ENDONEZYA

Sefer Turan .. 21.05.98.. Kanal 7

Endonezya, 200 milyonu aşkın nüfusu ile en büyük islam ülkesi.

Halkın %87'si Müslüman olan Endonezya'da 300'den fazla etnik grup yaşıyor.

1945'de bağımsızlığını kazanan ülkede 1965 yılında darbe girişimi yaşandı.

Devlet başkanı Sukerno'yu devirmek isteyen komünist darbe girişimi, General Soherto tarafından bastırıldı.

O tarihten itibaren de Soherto Endonezya'nın devlet başkanı oldu. Soherto'nun iktidara gelişi kanlı oldu.

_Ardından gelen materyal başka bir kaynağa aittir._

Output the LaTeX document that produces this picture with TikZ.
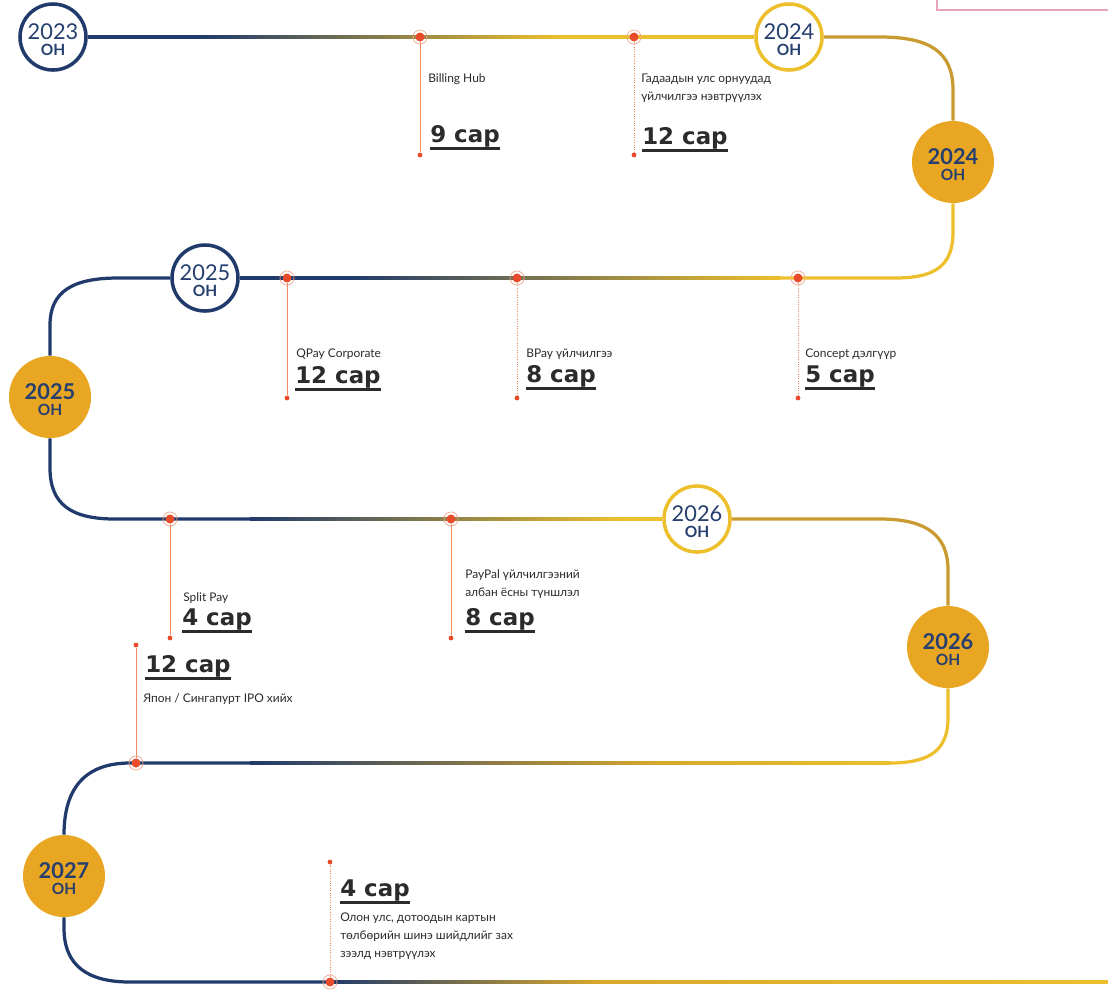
\documentclass[tikz,border=0pt]{standalone}
\usepackage{fontspec}
\setmainfont{Lato}
\newfontfamily\durfont{DejaVu Sans}
\usepackage{xcolor}
\usetikzlibrary{calc}

\definecolor{navy}{HTML}{1F3A6B}
\definecolor{lineyel}{HTML}{EDBF2C}
\definecolor{linegold}{HTML}{C99A30}
\definecolor{rowgold}{HTML}{D9A82C}
\definecolor{sun}{HTML}{E9A623}
\definecolor{yeartxt}{HTML}{263F6E}
\definecolor{dotred}{HTML}{E84A2A}
\definecolor{stemc}{HTML}{EF8A5E}
\definecolor{ringc}{HTML}{F2A88E}
\definecolor{inktxt}{HTML}{2B2B2B}
\definecolor{pinkline}{HTML}{E9A3B9}

\newcommand{\yr}[1]{\rule{0pt}{15pt}#1\\{\fontsize{11}{11.7}\selectfont\bfseries ОН}}
\newcommand{\band}[4]{\shade[left color=#3, right color=#4] ($(#1)+(0,1.6)$) rectangle ($(#2)-(0,1.6)$);}

\begin{document}
\begin{tikzpicture}[
    x=0.025cm, y=-0.025cm,
    track/.style={line width=2.3pt},
    hollow/.style={circle, draw=#1, line width=2.5pt, fill=white, minimum size=1.65cm,
                   inner sep=0pt, align=center, text=yeartxt,
                   font=\fontsize{15.5}{11.7}\selectfont},
    sunyear/.style={circle, fill=sun, minimum size=2.05cm, inner sep=0pt, align=center,
                    text=yeartxt, font=\fontsize{15.5}{11.7}\selectfont\bfseries},
    dot/.style={circle, fill=dotred, minimum size=6.4pt, inner sep=0pt},
    ring/.style={circle, draw=ringc, line width=0.5pt, minimum size=10pt, inner sep=0pt},
    tip/.style={circle, fill=dotred, minimum size=3.4pt, inner sep=0pt},
    stem/.style={draw=stemc, line width=0.7pt},
    dstem/.style={stem, densely dotted},
    note/.style={anchor=base west, inner sep=0pt, align=left, text=inktxt,
                 font=\fontsize{8.5}{12.6}\selectfont},
    dur/.style={anchor=base west, inner sep=0pt, text=inktxt,
                font=\durfont\bfseries\fontsize{16.3}{20}\selectfont},
    uline/.style={line width=1.6pt, inktxt}
]
\path[use as bounding box, fill=white] (0,0) rectangle (1108,989);

% corner of the pink frame
\draw[pinkline, line width=0.8pt] (937,-5) -- (937,10) -- (1115,10);

% year circles
\node[hollow=navy]    (y23)  at (53,37)   {\yr{2023}};
\node[hollow=lineyel] (y24a) at (789,37)  {\yr{2024}};
\node[sunyear]        (y24b) at (953,162) {\yr{2024}};
\node[hollow=navy]    (y25a) at (205,278) {\yr{2025}};
\node[sunyear]        (y25b) at (50,397)  {\yr{2025}};
\node[hollow=lineyel] (y26a) at (697,519) {\yr{2026}};
\node[sunyear]        (y26b) at (948,647) {\yr{2026}};
\node[sunyear]        (y27)  at (64,876)  {\yr{2027}};

% track
\coordinate (k1) at (200,37);
\coordinate (k2) at (560,37);
\draw[track, navy] (y23.east) -- (k1);
\band{k1}{k2}{navy}{lineyel}
\draw[track, lineyel] (k2) -- (y24a.west);
\draw[track, linegold] (y24a.east) -- (880,37) .. controls (930,37) and (953,52) .. (953,90) -- (y24b.north);

\coordinate (k3) at (350,278);
\coordinate (k4) at (780,278);
\draw[track, lineyel] (y24b.south) -- (953,232) .. controls (953,266) and (935,278) .. (895,278) -- (k4);
\band{k3}{k4}{navy}{lineyel}
\draw[track, navy] (k3) -- (y25a.east);
\draw[track, navy] (y25a.west) -- (118,278) .. controls (72,278) and (50,292) .. (50,325) -- (y25b.north);

\coordinate (k5) at (250,519);
\coordinate (k6) at (620,519);
\draw[track, navy] (y25b.south) -- (50,468) .. controls (50,505) and (72,519) .. (115,519) -- (k5);
\band{k5}{k6}{navy}{lineyel}
\draw[track, lineyel] (k6) -- (y26a.west);
\draw[track, linegold] (y26a.east) -- (880,519) .. controls (926,519) and (948,535) .. (948,570) -- (y26b.north);

\coordinate (k7) at (250,763);
\coordinate (k8) at (660,763);
\coordinate (k9) at (890,763);
\draw[track, lineyel] (y26b.south) -- (948,718) .. controls (948,750) and (930,763) .. (k9);
\band{k8}{k9}{rowgold}{lineyel}
\band{k7}{k8}{navy}{rowgold}
\draw[track, navy] (k7) -- (130,763) .. controls (88,763) and (64,785) .. (y27.north);

\coordinate (k10) at (330,982);
\coordinate (k11) at (600,982);
\coordinate (k12) at (1110,982);
\draw[track, navy] (y27.south) -- (64,928) .. controls (64,966) and (88,982) .. (130,982) -- (k10);
\band{k10}{k11}{navy}{rowgold}
\band{k11}{k12}{rowgold}{lineyel}

% milestones
\foreach \name/\x/\y in {m1/420/37, m2/634/37, m3/287/278, m4/517/278, m5/798/278,
                         m6/170/519, m7/451/519, m8/136/763, m9/330/982}{
  \node[ring] (r\name) at (\x,\y) {};
  \node[dot] (\name) at (\x,\y) {};
}
\foreach \name/\x/\y in {t1/420/155, t2/634/155, t3/287/398, t4/517/398, t5/798/398,
                         t6/170/638, t7/451/638, t8/136/645, t9/330/862}
  \node[tip] (\name) at (\x,\y) {};

\draw[stem]  (m1) -- (t1);
\draw[dstem] (m2) -- (t2);
\draw[stem]  (m3) -- (t3);
\draw[dstem] (m4) -- (t4);
\draw[dstem] (m5) -- (t5);
\draw[stem]  (m6) -- (t6);
\draw[stem]  (m7) -- (t7);
\draw[stem]  (m8) -- (t8);
\draw[dstem] (m9) -- (t9);

% labels (base = last line)
\node[note] (n1) at (428,82)  {Billing Hub};
\node[dur]  (d1) at (430,142) {9 сар};
\node[note] (n2) at (641,100) {Гадаадын улс орнуудад\\үйлчилгээ нэвтрүүлэх};
\node[dur]  (d2) at (642,144) {12 сар};
\node[note] (n3) at (296,357) {QPay Corporate};
\node[dur]  (d3) at (295,383) {12 сар};
\node[note] (n4) at (526,357) {BPay үйлчилгээ};
\node[dur]  (d4) at (526,382) {8 сар};
\node[note] (n5) at (805,357) {Concept дэлгүүр};
\node[dur]  (d5) at (805,382) {5 сар};
\node[note] (n6) at (183,601) {Split Pay};
\node[dur]  (d6) at (182,625) {4 сар};
\node[note] (n7) at (465,596) {PayPal үйлчилгээний\\албан ёсны түншлэл};
\node[dur]  (d7) at (465,625) {8 сар};
\node[dur]  (d8) at (145,672) {12 сар};
\node[note] (n8) at (143,702) {Япон / Сингапурт IPO хийх};
\node[dur]  (d9) at (340,896) {4 сар};
\node[note] (n9) at (340,957) {Олон улс, дотоодын картын\\төлбөрийн шинэ шийдлийг зах\\зээлд нэвтрүүлэх};

\foreach \i in {1,...,9}
  \draw[uline] ([yshift=-1pt]d\i.south west) -- ([yshift=-1pt]d\i.south east);

\end{tikzpicture}
\end{document}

Komünist olduğu için 250 bin insanı öldürdüğü söylenir Soherto’nun.

Soherto ülkede, orduya dayalı bir yönetim kurdu. Anayasada, orduya ayrıcalıklar tanındı. 500 sandalyeden oluşan parlementoda 75 sandalye orduya tahsis edildi.

Yönetimde etkili olan bürokratların %50'si ordu kökenlilerden oluştu. Devlet sektöründeki yaklaşık 3000 kadar genel müdürden 2000'i emekli subaylardan seçildi.

Yönetimde askere tanılan ayrıcalıklar, özel sektörü de etkiledi. İstatistiklere göre özel sektördeki asker kökenli yönetici sayısı, sivillerle eşit. Böylece ülkede, asker ağırlıklı bir yapı egemen oldu.

Bu arada 1997 Temmuzu'nda Asya'yı etkisine alan finansal kriz, Endonezya'yı da vurdu. Endonezya parası Rupi, hızla değer kaybetti.

Kriz ardından geçtiğimiz ocak ayında IMF ile masaya oturdu Endonezya. IMF, Endonezya'ya acı reçete sundu. Gıda fiatları aniden fırladı. Bunun üzerine halk sokaklara döküldü. Ocak ve Şubat aylarındaki gösterilerde 5 kişi öldü.

10 Mart 1998'de Soherto 7. kez devlet başkanlığına getirildi ve ekonomik kriz nedeniyle halkı, kemer sıkmaya çağırdı.

Bu arada kabine değişikliğine gitti. Yeni kabinede, büyük kızı ve aile yakınlarına yer verdi. Ayrıca üç generali de bakanlığa getirdi.

Kısaca Soherto, ülkenin ekonomisini, kendi yakınlarına teslim etti.

16 Nisan'da Soherto'yu istemeyen binlerce öğrenci sokağa döküldü.

4 Mayıs'ta petrol fiatlarına yapılan % 71 lik bir zam, bardağı taşıran son damla oldu.

Başkent Cakarta bir anda savaş alanına çevrildi ve yağmalar başladı.

Olayların bu şekilde hızlı biçimde tırmanışı, Soherto’nun sonunun geldiğini gösteriyordu.

Bir anda gözler ordunun takınacağı tavra çevrildi. Zira ülkenin kaderini belirleyecek güç ordunun elindeydi.

Öğrenciler sokaktaydı ancak örgütlü olmadıkları için ülkenin geleceğini belirleyecek güçte değillerdi.

Siyasi partilere gelince...Ülkedeki kötü gidişata, hiç bir siyasi parti öğrenciler kadar tepki gösterememişti.

Aslında Endonezya'nın çıkmazı da burada yatıyordu: Ordunun yönetimdeki ağırlığı ve sivil iradenin güçsüzlüğü.

İşte bu denklemde Soherto istifa etti... Ancak yerine, aileden biri olan Habibi devlet başkanı oldu. Endonezyada “teknoloji delisi” olarak bilinen Habibi, Soherto’nun yakın ve kadim dostu.

Şimdi bütün herkes ülke yönetiminde köklü bir değişim olup olmayacağını merak ediyor.